Collected data entries:
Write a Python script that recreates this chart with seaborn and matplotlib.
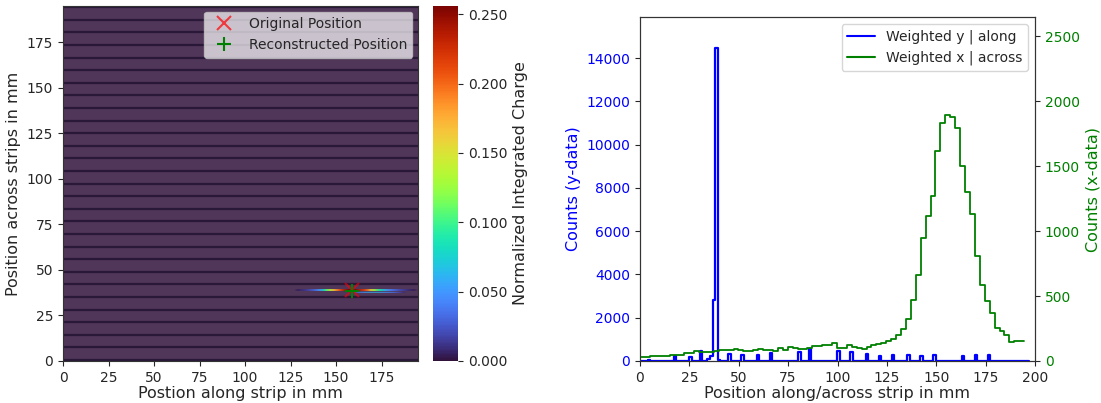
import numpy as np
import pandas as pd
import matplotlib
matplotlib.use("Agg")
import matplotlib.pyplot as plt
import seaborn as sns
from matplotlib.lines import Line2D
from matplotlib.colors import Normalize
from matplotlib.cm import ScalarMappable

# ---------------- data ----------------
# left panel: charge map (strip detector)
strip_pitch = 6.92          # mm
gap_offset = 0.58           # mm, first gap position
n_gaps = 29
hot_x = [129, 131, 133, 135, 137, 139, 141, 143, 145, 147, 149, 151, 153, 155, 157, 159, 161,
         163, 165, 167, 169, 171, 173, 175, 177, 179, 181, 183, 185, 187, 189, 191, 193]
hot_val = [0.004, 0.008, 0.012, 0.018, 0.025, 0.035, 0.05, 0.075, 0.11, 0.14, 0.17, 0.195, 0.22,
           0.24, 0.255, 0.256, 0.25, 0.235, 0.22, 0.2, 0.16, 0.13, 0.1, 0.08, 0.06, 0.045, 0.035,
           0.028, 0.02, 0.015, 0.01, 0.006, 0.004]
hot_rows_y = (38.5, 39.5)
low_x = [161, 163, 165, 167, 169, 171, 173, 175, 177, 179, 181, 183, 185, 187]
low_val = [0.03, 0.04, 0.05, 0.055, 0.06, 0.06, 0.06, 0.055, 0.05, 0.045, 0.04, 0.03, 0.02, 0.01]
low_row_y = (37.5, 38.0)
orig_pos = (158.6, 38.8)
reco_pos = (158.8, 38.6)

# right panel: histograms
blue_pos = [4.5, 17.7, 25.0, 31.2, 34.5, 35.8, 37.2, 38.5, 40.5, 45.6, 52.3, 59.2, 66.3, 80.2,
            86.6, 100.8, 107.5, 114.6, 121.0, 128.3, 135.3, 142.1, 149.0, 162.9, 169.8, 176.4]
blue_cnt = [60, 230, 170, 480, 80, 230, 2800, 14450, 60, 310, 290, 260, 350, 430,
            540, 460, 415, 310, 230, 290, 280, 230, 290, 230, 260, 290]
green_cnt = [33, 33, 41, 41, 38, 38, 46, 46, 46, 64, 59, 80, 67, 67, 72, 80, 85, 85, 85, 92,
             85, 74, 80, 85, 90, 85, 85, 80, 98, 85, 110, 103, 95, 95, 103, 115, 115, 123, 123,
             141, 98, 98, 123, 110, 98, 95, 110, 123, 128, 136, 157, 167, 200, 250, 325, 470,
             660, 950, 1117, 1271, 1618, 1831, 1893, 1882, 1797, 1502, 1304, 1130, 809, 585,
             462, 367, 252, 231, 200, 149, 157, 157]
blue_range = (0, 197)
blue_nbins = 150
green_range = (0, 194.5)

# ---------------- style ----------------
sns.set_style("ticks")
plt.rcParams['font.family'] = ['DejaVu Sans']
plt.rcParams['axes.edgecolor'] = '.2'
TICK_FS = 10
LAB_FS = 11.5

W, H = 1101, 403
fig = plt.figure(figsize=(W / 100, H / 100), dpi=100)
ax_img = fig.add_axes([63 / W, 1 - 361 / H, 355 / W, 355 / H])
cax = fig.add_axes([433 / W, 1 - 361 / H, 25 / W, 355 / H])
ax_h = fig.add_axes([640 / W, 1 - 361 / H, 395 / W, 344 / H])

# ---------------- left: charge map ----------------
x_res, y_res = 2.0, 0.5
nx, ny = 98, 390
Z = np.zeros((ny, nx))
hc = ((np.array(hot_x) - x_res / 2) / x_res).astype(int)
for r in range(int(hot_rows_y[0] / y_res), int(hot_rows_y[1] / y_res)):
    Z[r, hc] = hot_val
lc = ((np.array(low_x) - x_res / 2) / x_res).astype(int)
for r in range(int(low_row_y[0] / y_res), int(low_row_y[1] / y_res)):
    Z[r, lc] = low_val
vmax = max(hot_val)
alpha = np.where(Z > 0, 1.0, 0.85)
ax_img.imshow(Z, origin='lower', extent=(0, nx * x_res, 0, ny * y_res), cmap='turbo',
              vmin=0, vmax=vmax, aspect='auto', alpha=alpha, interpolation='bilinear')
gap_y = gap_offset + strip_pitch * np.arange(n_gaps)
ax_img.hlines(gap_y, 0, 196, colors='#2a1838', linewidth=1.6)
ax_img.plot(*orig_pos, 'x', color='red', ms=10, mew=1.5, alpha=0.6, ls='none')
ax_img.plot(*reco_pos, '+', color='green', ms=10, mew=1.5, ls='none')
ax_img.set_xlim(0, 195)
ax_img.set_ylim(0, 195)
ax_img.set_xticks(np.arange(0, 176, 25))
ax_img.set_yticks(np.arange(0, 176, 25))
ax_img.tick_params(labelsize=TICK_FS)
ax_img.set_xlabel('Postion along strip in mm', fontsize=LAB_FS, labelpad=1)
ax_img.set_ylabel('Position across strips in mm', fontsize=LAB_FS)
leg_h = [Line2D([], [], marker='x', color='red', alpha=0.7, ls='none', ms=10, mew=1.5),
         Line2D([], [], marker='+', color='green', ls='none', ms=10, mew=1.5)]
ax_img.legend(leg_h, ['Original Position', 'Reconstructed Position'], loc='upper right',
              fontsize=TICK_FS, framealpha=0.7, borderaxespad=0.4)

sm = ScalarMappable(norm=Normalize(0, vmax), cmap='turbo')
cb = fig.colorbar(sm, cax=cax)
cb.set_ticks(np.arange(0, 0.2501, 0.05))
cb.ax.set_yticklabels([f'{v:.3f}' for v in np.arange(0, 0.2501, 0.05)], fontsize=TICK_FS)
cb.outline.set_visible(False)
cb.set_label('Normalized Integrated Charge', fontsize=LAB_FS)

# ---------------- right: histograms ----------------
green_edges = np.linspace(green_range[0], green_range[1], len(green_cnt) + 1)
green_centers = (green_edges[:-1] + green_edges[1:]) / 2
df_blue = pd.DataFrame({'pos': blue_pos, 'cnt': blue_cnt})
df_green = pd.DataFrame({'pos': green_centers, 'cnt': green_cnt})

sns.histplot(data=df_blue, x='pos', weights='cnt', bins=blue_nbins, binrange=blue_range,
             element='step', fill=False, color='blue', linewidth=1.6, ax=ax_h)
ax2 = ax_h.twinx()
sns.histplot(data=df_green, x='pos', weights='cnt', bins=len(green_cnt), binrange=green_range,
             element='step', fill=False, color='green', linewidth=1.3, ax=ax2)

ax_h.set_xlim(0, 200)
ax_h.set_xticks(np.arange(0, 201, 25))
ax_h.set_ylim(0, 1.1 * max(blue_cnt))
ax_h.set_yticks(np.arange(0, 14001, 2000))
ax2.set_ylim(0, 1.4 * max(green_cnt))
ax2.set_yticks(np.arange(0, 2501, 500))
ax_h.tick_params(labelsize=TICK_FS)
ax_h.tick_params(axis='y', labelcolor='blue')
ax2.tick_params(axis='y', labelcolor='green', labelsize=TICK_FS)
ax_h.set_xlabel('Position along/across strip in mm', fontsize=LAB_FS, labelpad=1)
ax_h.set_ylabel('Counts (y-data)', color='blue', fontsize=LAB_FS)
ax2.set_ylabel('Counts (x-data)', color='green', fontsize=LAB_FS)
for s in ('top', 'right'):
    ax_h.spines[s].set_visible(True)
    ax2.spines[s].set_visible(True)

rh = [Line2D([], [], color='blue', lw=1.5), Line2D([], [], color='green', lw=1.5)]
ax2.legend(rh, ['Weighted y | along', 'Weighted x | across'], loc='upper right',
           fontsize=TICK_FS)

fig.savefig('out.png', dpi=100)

---

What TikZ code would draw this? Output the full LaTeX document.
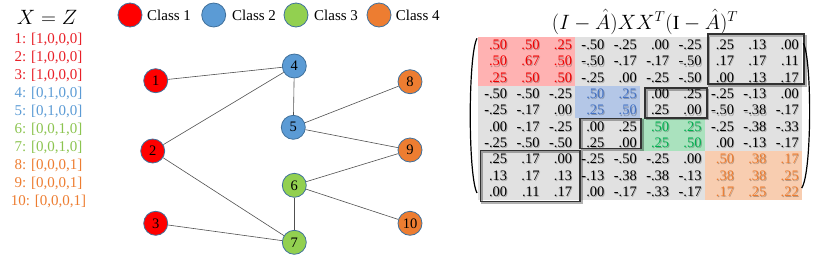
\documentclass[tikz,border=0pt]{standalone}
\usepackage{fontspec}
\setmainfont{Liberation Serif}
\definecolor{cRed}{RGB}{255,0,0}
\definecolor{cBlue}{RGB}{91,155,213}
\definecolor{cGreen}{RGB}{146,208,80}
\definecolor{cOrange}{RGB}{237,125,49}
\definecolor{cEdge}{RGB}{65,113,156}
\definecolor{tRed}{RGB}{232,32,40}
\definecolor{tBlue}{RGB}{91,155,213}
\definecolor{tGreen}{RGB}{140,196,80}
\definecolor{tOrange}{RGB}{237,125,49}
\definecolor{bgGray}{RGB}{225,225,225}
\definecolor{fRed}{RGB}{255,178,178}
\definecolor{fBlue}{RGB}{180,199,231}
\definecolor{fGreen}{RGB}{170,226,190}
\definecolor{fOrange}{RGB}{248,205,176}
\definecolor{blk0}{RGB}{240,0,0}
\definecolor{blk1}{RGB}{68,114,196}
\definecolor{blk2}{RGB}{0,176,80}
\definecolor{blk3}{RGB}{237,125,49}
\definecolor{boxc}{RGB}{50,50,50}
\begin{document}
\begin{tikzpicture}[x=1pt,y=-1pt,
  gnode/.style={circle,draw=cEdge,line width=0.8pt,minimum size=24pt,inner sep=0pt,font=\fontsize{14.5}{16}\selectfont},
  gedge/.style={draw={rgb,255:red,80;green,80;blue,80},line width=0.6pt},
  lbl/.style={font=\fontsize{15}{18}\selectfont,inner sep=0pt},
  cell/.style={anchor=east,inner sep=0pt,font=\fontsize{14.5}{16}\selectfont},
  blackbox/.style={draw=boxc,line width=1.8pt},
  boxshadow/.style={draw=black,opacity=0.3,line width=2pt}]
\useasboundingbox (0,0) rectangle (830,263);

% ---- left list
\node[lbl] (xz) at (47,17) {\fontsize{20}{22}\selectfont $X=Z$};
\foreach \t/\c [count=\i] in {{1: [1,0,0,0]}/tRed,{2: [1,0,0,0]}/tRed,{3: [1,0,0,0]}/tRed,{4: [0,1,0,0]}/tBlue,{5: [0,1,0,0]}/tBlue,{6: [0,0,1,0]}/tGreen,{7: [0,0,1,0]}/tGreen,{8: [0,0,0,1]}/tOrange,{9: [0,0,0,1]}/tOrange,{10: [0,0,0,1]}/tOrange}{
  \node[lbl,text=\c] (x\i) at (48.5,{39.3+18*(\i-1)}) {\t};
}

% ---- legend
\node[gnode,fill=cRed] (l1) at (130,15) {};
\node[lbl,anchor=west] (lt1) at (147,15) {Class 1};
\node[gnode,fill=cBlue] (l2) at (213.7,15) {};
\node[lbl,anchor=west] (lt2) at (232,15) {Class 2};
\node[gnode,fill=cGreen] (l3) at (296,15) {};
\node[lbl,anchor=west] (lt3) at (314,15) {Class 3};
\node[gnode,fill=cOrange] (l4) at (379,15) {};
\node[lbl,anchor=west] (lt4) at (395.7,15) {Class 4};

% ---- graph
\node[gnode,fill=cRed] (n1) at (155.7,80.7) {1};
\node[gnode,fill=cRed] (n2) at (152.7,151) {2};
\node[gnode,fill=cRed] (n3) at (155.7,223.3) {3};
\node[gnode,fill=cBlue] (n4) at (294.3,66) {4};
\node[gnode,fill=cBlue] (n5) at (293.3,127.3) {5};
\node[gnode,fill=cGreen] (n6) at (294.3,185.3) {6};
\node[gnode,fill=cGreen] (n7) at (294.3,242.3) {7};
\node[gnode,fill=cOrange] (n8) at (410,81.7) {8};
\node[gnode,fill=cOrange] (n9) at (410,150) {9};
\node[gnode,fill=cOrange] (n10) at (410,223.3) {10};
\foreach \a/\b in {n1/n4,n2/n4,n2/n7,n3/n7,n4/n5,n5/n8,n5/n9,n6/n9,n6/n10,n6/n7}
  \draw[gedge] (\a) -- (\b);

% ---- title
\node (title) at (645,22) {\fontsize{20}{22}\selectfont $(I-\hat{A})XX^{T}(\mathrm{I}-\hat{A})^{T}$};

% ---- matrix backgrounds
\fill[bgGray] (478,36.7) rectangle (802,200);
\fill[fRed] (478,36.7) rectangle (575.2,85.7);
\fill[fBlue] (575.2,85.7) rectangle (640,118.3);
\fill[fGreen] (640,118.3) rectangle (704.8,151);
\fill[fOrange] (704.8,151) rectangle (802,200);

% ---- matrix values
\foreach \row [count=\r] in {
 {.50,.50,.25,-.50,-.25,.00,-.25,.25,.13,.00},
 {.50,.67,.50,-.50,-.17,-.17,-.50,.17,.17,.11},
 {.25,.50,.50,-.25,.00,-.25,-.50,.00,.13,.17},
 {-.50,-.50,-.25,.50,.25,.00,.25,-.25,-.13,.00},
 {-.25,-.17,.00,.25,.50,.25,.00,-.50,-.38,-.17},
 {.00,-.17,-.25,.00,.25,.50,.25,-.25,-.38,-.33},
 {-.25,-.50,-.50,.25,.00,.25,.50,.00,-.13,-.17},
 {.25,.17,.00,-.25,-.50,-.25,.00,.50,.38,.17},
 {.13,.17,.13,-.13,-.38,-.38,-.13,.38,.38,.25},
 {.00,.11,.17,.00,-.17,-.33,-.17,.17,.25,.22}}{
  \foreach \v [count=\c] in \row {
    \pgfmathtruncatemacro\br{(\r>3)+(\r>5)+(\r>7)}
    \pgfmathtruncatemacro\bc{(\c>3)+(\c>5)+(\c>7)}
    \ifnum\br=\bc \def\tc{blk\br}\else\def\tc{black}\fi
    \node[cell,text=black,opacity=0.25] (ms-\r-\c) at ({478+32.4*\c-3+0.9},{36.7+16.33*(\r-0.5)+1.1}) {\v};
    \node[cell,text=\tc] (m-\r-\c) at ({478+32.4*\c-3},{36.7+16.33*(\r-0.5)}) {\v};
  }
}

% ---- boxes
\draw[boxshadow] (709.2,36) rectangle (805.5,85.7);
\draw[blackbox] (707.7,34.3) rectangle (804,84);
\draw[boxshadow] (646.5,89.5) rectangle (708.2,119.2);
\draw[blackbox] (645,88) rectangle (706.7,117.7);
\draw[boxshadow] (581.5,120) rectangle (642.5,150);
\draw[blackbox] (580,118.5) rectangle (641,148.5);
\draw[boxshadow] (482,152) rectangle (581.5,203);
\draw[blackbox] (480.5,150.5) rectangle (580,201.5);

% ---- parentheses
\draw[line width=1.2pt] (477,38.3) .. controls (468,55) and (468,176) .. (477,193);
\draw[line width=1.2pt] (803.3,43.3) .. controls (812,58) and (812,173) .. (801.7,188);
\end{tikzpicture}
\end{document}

» **Work to do**:
Work out how many lines of the data hold the string "matplotlib". Reply with that number alone.

» **Solved exercise**:
7